◆ What is needed ◆
Everything from the first line of the data below through the line that contains "series_y = [rms_44, rms_43, rms_42, rms_41, rms_40]" should be written out exactly, please, and nothing more; the pictures stay out.

◆ Recorded data ◆
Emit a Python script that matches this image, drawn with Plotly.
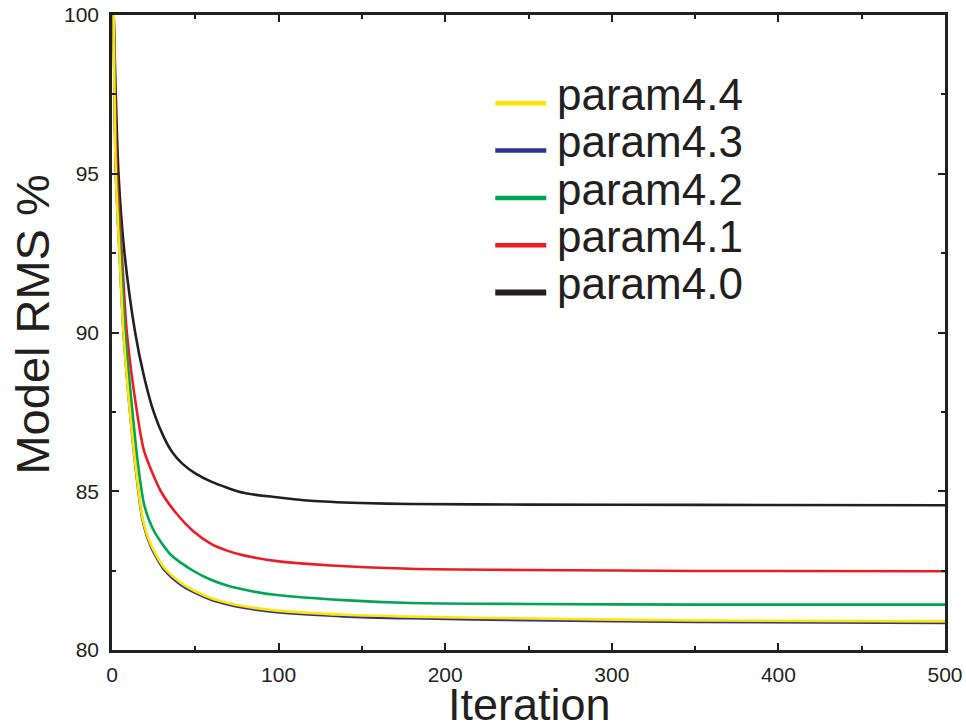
import plotly.graph_objects as go

# ---------------- data ----------------
series_names = ["param4.4", "param4.3", "param4.2", "param4.1", "param4.0"]
series_colors = ["#FFE600", "#2E3192", "#00A651", "#ED1C24", "#231F20"]

iter_44 = [1, 2.3, 4.5, 6.9, 10.8, 14.6, 18.3, 23.3, 31.3, 41.2, 50, 59.2, 69, 79, 99, 139, 179, 250, 350, 500]
rms_44 = [100, 95, 92.5, 90, 87.5, 85.6, 84.16, 83.32, 82.59, 82.12, 81.85, 81.64, 81.49, 81.38, 81.24, 81.11, 81.05, 80.99, 80.93, 80.90]

iter_43 = [1, 2.3, 4.5, 6.9, 10.8, 14.6, 18.3, 23.3, 31.3, 41.2, 50, 59.2, 69, 79, 99, 139, 179, 250, 350, 500]
rms_43 = [100, 95, 92.5, 90, 87.5, 85.55, 84.1, 83.26, 82.53, 82.06, 81.8, 81.59, 81.44, 81.33, 81.19, 81.06, 81.0, 80.94, 80.88, 80.85]

iter_42 = [1, 2.5, 5.3, 7.9, 12.3, 15.4, 19.3, 25.3, 35.3, 49.2, 59, 69.1, 84, 99, 139, 179, 250, 350, 500]
rms_42 = [100, 95, 92.5, 90, 87.5, 85.94, 84.58, 83.74, 83.0, 82.48, 82.22, 82.03, 81.85, 81.73, 81.57, 81.48, 81.45, 81.43, 81.43]

iter_41 = [1, 3, 5.9, 8.9, 15, 19.3, 29.3, 39.3, 49, 59.2, 69, 79, 99, 129, 179, 250, 350, 500]
rms_41 = [100, 95, 92.5, 90, 87.5, 86.26, 85.0, 84.26, 83.73, 83.35, 83.13, 82.98, 82.8, 82.67, 82.56, 82.52, 82.49, 82.48]

iter_40 = [1, 3.9, 7.5, 13.9, 19.3, 25, 31.3, 36.3, 42.2, 50, 59.2, 79, 99, 119, 149, 179, 250, 350, 500]
rms_40 = [100, 95, 92.5, 90, 88.6, 87.5, 86.68, 86.22, 85.87, 85.56, 85.31, 84.95, 84.81, 84.70, 84.63, 84.60, 84.58, 84.57, 84.56]

x_title = "Iteration"
y_title = "Model RMS %"
x_ticks = [0, 100, 200, 300, 400, 500]
y_ticks = [80, 85, 90, 95, 100]

series_x = [iter_44, iter_43, iter_42, iter_41, iter_40]
series_y = [rms_44, rms_43, rms_42, rms_41, rms_40]

# ---------------- figure ----------------
W, H = 966, 725
L, R, T, B = 111.5, 945, 15, 650   # plot area in window pixels
FONT = "Liberation Sans, Arial, Helvetica, sans-serif"
INK = "#231F20"

def px_x(p):
    return (p - L) / (R - L)

def px_y(p):
    return (B - p) / (B - T)

fig = go.Figure()
# draw order: black first, yellow last (on top)
for i in [4, 3, 2, 1, 0]:
    fig.add_trace(go.Scatter(
        x=series_x[i], y=series_y[i], mode="lines", name=series_names[i],
        line=dict(color=series_colors[i], width=2.6, shape="spline", smoothing=0.7),
        showlegend=False,
    ))

axis_common = dict(
    showline=True, linecolor=INK, linewidth=2.5, mirror="allticks",
    ticks="inside", ticklen=7, tickwidth=1.5, tickcolor=INK,
    showgrid=False, zeroline=False, automargin=False,
    ticklabeloverflow="allow",
    tickfont=dict(family=FONT, size=21, color=INK),
)

fig.update_xaxes(range=[0, 500], tickvals=x_ticks,
                 minor=dict(dtick=50, ticks="inside", ticklen=4, tickwidth=1.5, tickcolor=INK),
                 ticklabelstandoff=4,
                 **axis_common)
fig.update_yaxes(range=[80, 100], tickvals=y_ticks,
                 minor=dict(dtick=2.5, ticks="inside", ticklen=4, tickwidth=1.5, tickcolor=INK),
                 ticklabelstandoff=6,
                 **axis_common)

annotations = []
shapes = []
# manual legend
for k in range(5):
    ly = 103.3 + 47.3 * k
    baseline = 110 + 47.3 * k
    shapes.append(dict(type="line", xref="paper", yref="paper",
                       x0=px_x(495), x1=px_x(546), y0=px_y(ly), y1=px_y(ly),
                       line=dict(color=series_colors[k], width=6 if k == 4 else 4.5)))
    annotations.append(dict(xref="paper", yref="paper", x=px_x(555), y=px_y(baseline - 15.3),
                            xanchor="left", yanchor="middle", showarrow=False,
                            text=series_names[k], font=dict(family=FONT, size=44, color=INK)))

# axis titles
annotations.append(dict(xref="paper", yref="paper", x=px_x(529), y=px_y(704.5),
                        xanchor="center", yanchor="middle", showarrow=False,
                        text=x_title, font=dict(family=FONT, size=45, color=INK)))
annotations.append(dict(xref="paper", yref="paper", x=px_x(31), y=px_y(325),
                        xanchor="center", yanchor="middle", showarrow=False, textangle=-90,
                        text=y_title, font=dict(family=FONT, size=47, color=INK)))

fig.update_layout(
    width=W, height=H,
    margin=dict(l=L, r=W - R, t=T, b=H - B, pad=0, autoexpand=False),
    paper_bgcolor="white", plot_bgcolor="white",
    annotations=annotations, shapes=shapes,
    showlegend=False,
)

# remove the default 8px page margin so the figure fills the window exactly
fig.write_html(
    "out.html",
    config={"displayModeBar": False},
    post_script="document.body.style.margin='0';document.body.style.overflow='hidden';",
)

◆ Result ◆
Emit a Python script that matches this image, drawn with Plotly.
import plotly.graph_objects as go

# ---------------- data ----------------
series_names = ["param4.4", "param4.3", "param4.2", "param4.1", "param4.0"]
series_colors = ["#FFE600", "#2E3192", "#00A651", "#ED1C24", "#231F20"]

iter_44 = [1, 2.3, 4.5, 6.9, 10.8, 14.6, 18.3, 23.3, 31.3, 41.2, 50, 59.2, 69, 79, 99, 139, 179, 250, 350, 500]
rms_44 = [100, 95, 92.5, 90, 87.5, 85.6, 84.16, 83.32, 82.59, 82.12, 81.85, 81.64, 81.49, 81.38, 81.24, 81.11, 81.05, 80.99, 80.93, 80.90]

iter_43 = [1, 2.3, 4.5, 6.9, 10.8, 14.6, 18.3, 23.3, 31.3, 41.2, 50, 59.2, 69, 79, 99, 139, 179, 250, 350, 500]
rms_43 = [100, 95, 92.5, 90, 87.5, 85.55, 84.1, 83.26, 82.53, 82.06, 81.8, 81.59, 81.44, 81.33, 81.19, 81.06, 81.0, 80.94, 80.88, 80.85]

iter_42 = [1, 2.5, 5.3, 7.9, 12.3, 15.4, 19.3, 25.3, 35.3, 49.2, 59, 69.1, 84, 99, 139, 179, 250, 350, 500]
rms_42 = [100, 95, 92.5, 90, 87.5, 85.94, 84.58, 83.74, 83.0, 82.48, 82.22, 82.03, 81.85, 81.73, 81.57, 81.48, 81.45, 81.43, 81.43]

iter_41 = [1, 3, 5.9, 8.9, 15, 19.3, 29.3, 39.3, 49, 59.2, 69, 79, 99, 129, 179, 250, 350, 500]
rms_41 = [100, 95, 92.5, 90, 87.5, 86.26, 85.0, 84.26, 83.73, 83.35, 83.13, 82.98, 82.8, 82.67, 82.56, 82.52, 82.49, 82.48]

iter_40 = [1, 3.9, 7.5, 13.9, 19.3, 25, 31.3, 36.3, 42.2, 50, 59.2, 79, 99, 119, 149, 179, 250, 350, 500]
rms_40 = [100, 95, 92.5, 90, 88.6, 87.5, 86.68, 86.22, 85.87, 85.56, 85.31, 84.95, 84.81, 84.70, 84.63, 84.60, 84.58, 84.57, 84.56]

x_title = "Iteration"
y_title = "Model RMS %"
x_ticks = [0, 100, 200, 300, 400, 500]
y_ticks = [80, 85, 90, 95, 100]

series_x = [iter_44, iter_43, iter_42, iter_41, iter_40]
series_y = [rms_44, rms_43, rms_42, rms_41, rms_40]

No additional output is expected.